**BRIEF**. Word for word, quote all of the material, omitting the pictures.

#####

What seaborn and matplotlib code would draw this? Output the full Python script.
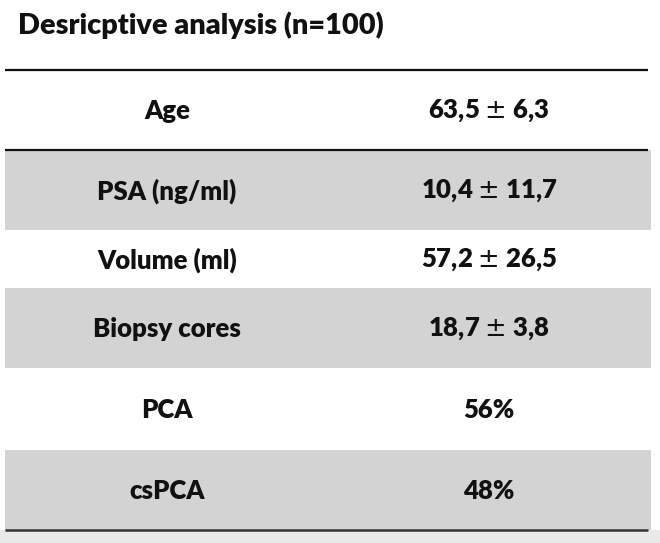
import matplotlib
matplotlib.use('Agg')
import seaborn as sns
import matplotlib.pyplot as plt
import pandas as pd

# table content
title = "Desricptive analysis (n=100)"
variables = ["Age", "PSA (ng/ml)", "Volume (ml)", "Biopsy cores", "PCA", "csPCA"]
values = ["63,5 \u00b1 6,3", "10,4 \u00b1 11,7", "57,2 \u00b1 26,5", "18,7 \u00b1 3,8", "56%", "48%"]

# row edges in pixels (top to bottom)
rowEdges = [70, 150, 230, 288, 368, 450, 530]
shaded = [False, True, False, True, False, True]

df = pd.DataFrame({"variable": variables, "value": values})

sns.set_theme(style="white")
plt.rcParams['font.family'] = ['Lato', 'DejaVu Sans']
plt.rcParams['mathtext.fontset'] = 'dejavusans'

fig = plt.figure(figsize=(6.6, 5.43), dpi=100)
ax = fig.add_axes([0, 0, 1, 1])
ax.set_xlim(0, 660)
ax.set_ylim(543, 0)
ax.axis('off')

xLeft, xRight = 5, 648
colLeft, colRight = 167, 489
cellFont = dict(ha="center", va="center", fontsize=18.5, fontweight="heavy", color="#111111")

# grey bands and cell text
for i, row in df.iterrows():
	top, bot = rowEdges[i], rowEdges[i + 1]
	if shaded[i]:
		ax.fill_between([xLeft, xRight + 3], top, bot, color="#d3d3d3", lw=0)
	yc = (top + bot) / 2 + 1
	ax.text(colLeft, yc, row["variable"], **cellFont)
	ax.text(colRight, yc, row["value"].replace(" \u00b1 ", " $\\pm$ "), **cellFont)

# area below the table
ax.fill_between([0, 660], rowEdges[-1], 543, color="#e9e9e9", lw=0)

# rules
ax.plot([xLeft, xRight], [rowEdges[0], rowEdges[0]], color="#111111", lw=1.6, solid_capstyle="butt")
ax.plot([xLeft, xRight], [rowEdges[1], rowEdges[1]], color="#111111", lw=1.6, solid_capstyle="butt")
ax.plot([xLeft, xRight], [rowEdges[-1], rowEdges[-1]], color="#333333", lw=1.8, solid_capstyle="butt")

ax.text(18, 25, title, ha="left", va="center", fontsize=20.8, fontweight="heavy", color="#111111")

plt.savefig("out.png", dpi=100)
plt.close("all")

#####

**SOLUTION TO THIS PROBLEM**.
What seaborn and matplotlib code would draw this? Output the full Python script.
import matplotlib
matplotlib.use('Agg')
import seaborn as sns
import matplotlib.pyplot as plt
import pandas as pd

# table content
title = "Desricptive analysis (n=100)"
variables = ["Age", "PSA (ng/ml)", "Volume (ml)", "Biopsy cores", "PCA", "csPCA"]
values = ["63,5 \u00b1 6,3", "10,4 \u00b1 11,7", "57,2 \u00b1 26,5", "18,7 \u00b1 3,8", "56%", "48%"]

# row edges in pixels (top to bottom)
rowEdges = [70, 150, 230, 288, 368, 450, 530]
shaded = [False, True, False, True, False, True]

df = pd.DataFrame({"variable": variables, "value": values})

sns.set_theme(style="white")
plt.rcParams['font.family'] = ['Lato', 'DejaVu Sans']
plt.rcParams['mathtext.fontset'] = 'dejavusans'

fig = plt.figure(figsize=(6.6, 5.43), dpi=100)
ax = fig.add_axes([0, 0, 1, 1])
ax.set_xlim(0, 660)
ax.set_ylim(543, 0)
ax.axis('off')

xLeft, xRight = 5, 648
colLeft, colRight = 167, 489
cellFont = dict(ha="center", va="center", fontsize=18.5, fontweight="heavy", color="#111111")

# grey bands and cell text
for i, row in df.iterrows():
	top, bot = rowEdges[i], rowEdges[i + 1]
	if shaded[i]:
		ax.fill_between([xLeft, xRight + 3], top, bot, color="#d3d3d3", lw=0)
	yc = (top + bot) / 2 + 1
	ax.text(colLeft, yc, row["variable"], **cellFont)
	ax.text(colRight, yc, row["value"].replace(" \u00b1 ", " $\\pm$ "), **cellFont)

# area below the table
ax.fill_between([0, 660], rowEdges[-1], 543, color="#e9e9e9", lw=0)

# rules
ax.plot([xLeft, xRight], [rowEdges[0], rowEdges[0]], color="#111111", lw=1.6, solid_capstyle="butt")
ax.plot([xLeft, xRight], [rowEdges[1], rowEdges[1]], color="#111111", lw=1.6, solid_capstyle="butt")
ax.plot([xLeft, xRight], [rowEdges[-1], rowEdges[-1]], color="#333333", lw=1.8, solid_capstyle="butt")

ax.text(18, 25, title, ha="left", va="center", fontsize=20.8, fontweight="heavy", color="#111111")

plt.savefig("out.png", dpi=100)
plt.close("all")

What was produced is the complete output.